Denmark: Annual Report 2020 Haldor Topsoe Records Strong Financial Performance despite Covid-19
Haldor Topsoe’s total revenue increased by 5 % to 1,010 million dollars in 2020. Last year, the company also introduced a new organization to focus on carbon emission reduction technologies.
Denmark – “Despite 2020 being dominated by the global Covid-19 pandemic, we have managed to deliver a strong financial performance for the full year of 2020. Revenue and Ebit before special items were in line with our outlook, and this is very positive in a year characterized by uncertainty and rapid change on a global scale. It proves the resilience of our business model,” says CEO Roeland Baan.
A Year of Transformation
2020 marked the launch of a strategic transformation for Topsoe. Guided by a new purpose ‘Perfecting chemistry for a better world’, the company established a clear vision: ‘To be recognized as the global leader in carbon emission reduction technologies by 2024’. This has led to a more commercially focused organization built on three pillars.
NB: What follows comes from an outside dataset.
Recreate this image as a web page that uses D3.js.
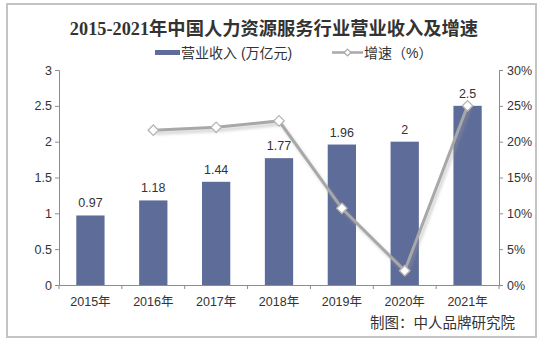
<!DOCTYPE html>
<html><head><meta charset="utf-8">
<script src="https://cdn.jsdelivr.net/npm/d3@7"></script>
<style>
html,body{margin:0;padding:0;background:#fff;}
svg{display:block;}
text{font-family:"Liberation Sans","Noto Sans CJK SC",sans-serif;}
</style></head><body>
<svg id="c" width="542" height="342"></svg>
<script>
const years = ["2015年","2016年","2017年","2018年","2019年","2020年","2021年"];
const revenue = [0.97,1.18,1.44,1.77,1.96,2,2.5];
const growth = [null,21.6,22.0,22.9,10.7,2.0,25.0];
const leftTicks = [0,0.5,1,1.5,2,2.5,3];
const rightTicks = [0,5,10,15,20,25,30];
const title = "2015-2021年中国人力资源服务行业营业收入及增速";
const seriesNames = ["营业收入 (万亿元)","增速（%）"];
const credit = "制图：中人品牌研究院";

const svg = d3.select("#c");
const L=59,R=499,T=70,B=285;
const x = d3.scaleBand().domain(years).range([L,R]).paddingInner(0.55).paddingOuter(0.275);
const y = d3.scaleLinear().domain([0,3]).range([B,T]);
const y2 = d3.scaleLinear().domain([0,30]).range([B,T]);
const barColor="#5e6c99", lineColor="#a8a8a8", axisColor="#8c8c8c", textColor="#333";

// frame
svg.append("rect").attr("x",7).attr("y",4).attr("width",529).attr("height",333)
  .attr("fill","none").attr("stroke","#c4c4c4").attr("stroke-width",2);

// title
svg.append("text").attr("x",274).attr("y",35).attr("text-anchor","middle")
  .style("font-family","'Liberation Serif','Noto Sans CJK SC',serif")
  .style("font-weight","bold").style("font-size","18.3px").attr("fill","#333").text(title);

// legend
const lg = svg.append("g");
lg.append("rect").attr("x",155).attr("y",50).attr("width",25).attr("height",5).attr("fill",barColor);
lg.append("text").attr("x",181).attr("y",57.5).style("font-size","14px").attr("fill",textColor).text(seriesNames[0]);
lg.append("line").attr("x1",332).attr("x2",363).attr("y1",52.5).attr("y2",52.5).attr("stroke",lineColor).attr("stroke-width",2.5);
lg.append("path").attr("d",d3.symbol(d3.symbolDiamond2,30)()).attr("transform","translate(347.5,52.5)")
  .attr("fill","#fff").attr("stroke",lineColor).attr("stroke-width",1.2);
lg.append("text").attr("x",364).attr("y",57.5).style("font-size","14px").attr("fill",textColor).text(seriesNames[1]);

// axes
const ga = svg.append("g").attr("transform",`translate(${L},0)`)
  .call(d3.axisLeft(y).tickValues(leftTicks).tickSize(4).tickFormat(d=>d3.format("")(d)));
const gr = svg.append("g").attr("transform",`translate(${R},0)`)
  .call(d3.axisRight(y2).tickValues(rightTicks).tickSize(4).tickFormat(d=>d+"%"));
[ga,gr].forEach(g=>{
  g.select(".domain").attr("stroke",axisColor);
  g.selectAll(".tick line").attr("stroke",axisColor);
  g.selectAll(".tick text").style("font-size","12.5px").attr("fill",textColor).style("font-family","'Liberation Sans',sans-serif");
});
ga.selectAll(".tick text").attr("x",-7);
gr.selectAll(".tick text").attr("x",8);

// bars
svg.append("g").selectAll("rect").data(revenue).join("rect")
  .attr("x",(d,i)=>x(years[i])).attr("width",x.bandwidth())
  .attr("y",d=>y(d)).attr("height",d=>B-y(d)).attr("fill",barColor);

// x axis
const gx = svg.append("g").attr("transform",`translate(0,${B})`)
  .call(d3.axisBottom(x).tickSize(0).tickPadding(10));
gx.select(".domain").attr("stroke",axisColor);
gx.selectAll(".tick text").style("font-size","12.5px").attr("fill",textColor).attr("dy","0.9em");
// category boundary ticks
const step = x.step();
svg.append("g").selectAll("line").data(d3.range(years.length+1)).join("line")
  .attr("x1",i=>L+i*step).attr("x2",i=>L+i*step).attr("y1",B).attr("y2",B+4).attr("stroke",axisColor);

// data labels
svg.append("g").selectAll("text").data(revenue).join("text")
  .attr("x",(d,i)=>x(years[i])+x.bandwidth()/2).attr("y",d=>y(d)-8)
  .attr("text-anchor","middle").style("font-size","12.5px").attr("fill",textColor).text(d=>d);

// growth line
const pts = growth.map((g,i)=>g==null?null:[x(years[i])+x.bandwidth()/2,y2(g)]).filter(p=>p);
const line = d3.line();
const defs = svg.append("defs");
defs.append("filter").attr("id","blur").append("feGaussianBlur").attr("stdDeviation",1.5);
svg.append("path").attr("d",line(pts)).attr("transform","translate(2,3)")
  .attr("fill","none").attr("stroke","#9a9a9a").attr("stroke-opacity",0.45).attr("stroke-width",3).attr("filter","url(#blur)");
svg.append("path").attr("d",line(pts)).attr("fill","none").attr("stroke",lineColor).attr("stroke-width",3);
svg.append("g").selectAll("path").data(pts).join("path")
  .attr("d",d3.symbol(d3.symbolDiamond2,70)()).attr("transform",p=>`translate(${p[0]},${p[1]})`)
  .attr("fill","#fff").attr("stroke","#b5b5b5").attr("stroke-width",1.3);

// credit
svg.append("text").attr("x",370).attr("y",328).style("font-size","14.5px").attr("fill",textColor)
  .style("font-family","'Noto Sans CJK SC',sans-serif").text(credit);
</script>
</body></html>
The first pillar, Global Strategy & Innovation, combines the development of company strategy with world-class R&D activities to secure a perfect alignment and benchmark innovation rate.
The second pillar, Global Commercial, combines all commercial activities in one global organization to ensure a strong commercial mindset, singular customer focus and service, and fast commercialization of new product offerings.
And finally, the third pillar, Global Supply, brings together the full supply chain activities to produce high-quality products more efficiently.
Total revenue increased by 5 % to 1,010 million dollars (DKK 6,179 million) in 2020 (2019: 964 million dollars (DKK 5,897 million)). The revenue development is explained by an increase in catalyst revenue of 4 %, mainly driven by refinery catalysts, including deliveries for renewable fuel solutions, as well as an increase in technology revenue of 8 %, mainly driven by renewable refinery technology and methanol technology.
Ebit before special items for 2020 increased by 6 % to 139 million dollars (DKK 853 million) (2019: 132 million dollars (DKK 806 million)), while the Ebit margin before special items for 2020 was 13.8 % (2019: 13.7 %). Total special items of 45 million dollars (DKK -275 million) for 2020 consist of restructuring costs, legal costs related to special cases, and adjustments of scrap values on buildings.
Consequently, Ebit after special items decreased by 39 % to 94 million dollars (DKK 578 million) in 2020 (2019: 154 million dollars (DKK 942 million)). R&D expenses were maintained at a high level with a R&D-to-revenue ratio of 8.3 % (2019: 8.0 %).
Net profit amounted to 78 million dollars (DKK 480 million) in 2020 (2019: 117 million dollars (DKK 714 million)). The decrease in net profit was mainly due to the already mentioned special items in 2020 and a gain from sale of land in 2019.
Health, Safety and Environment
Topsoe continued to improve in the field of health and safety, and this has led to a significant reduction in the metric total recordable incident frequency (Trif). In 2020, Topsoe achieved a Trif of 0.90 compared to 1.29 in 2019.
However, health and safety must be improved further. Topsoe is deeply committed to the concept of Zero Harm and has set a target to be in the top quartile of our industry, measured on Trif. For this reason, the Health, Safety & Environment department has been reinforced with new leadership reporting to the CEO.
Topsoe’s commitment to Zero Harm includes a pronounced ambition to protect the environment and reduce carbon emissions from its plants. In 2020, the company achieved energy savings of 7,211 MWh and reduced water consumption by 13 %. With the firm’s recent commitment to the Science Based Targets initiative, it pledges to significantly reduce greenhouse gas emissions across its value chain in the coming decade, in support of the Paris Agreement. The firm’s short-term target is a 15 % reduction in 2021 (on a like-for-like basis, 2019 baseline).
Topsoe is entering 2021 with a healthy order book and expects to deliver a solid financial performance in 2021, roughly in line with 2020 on revenue level. However, Covid-19 continues to create uncertainty in the company’s global markets, which will potentially affect projects in 2021.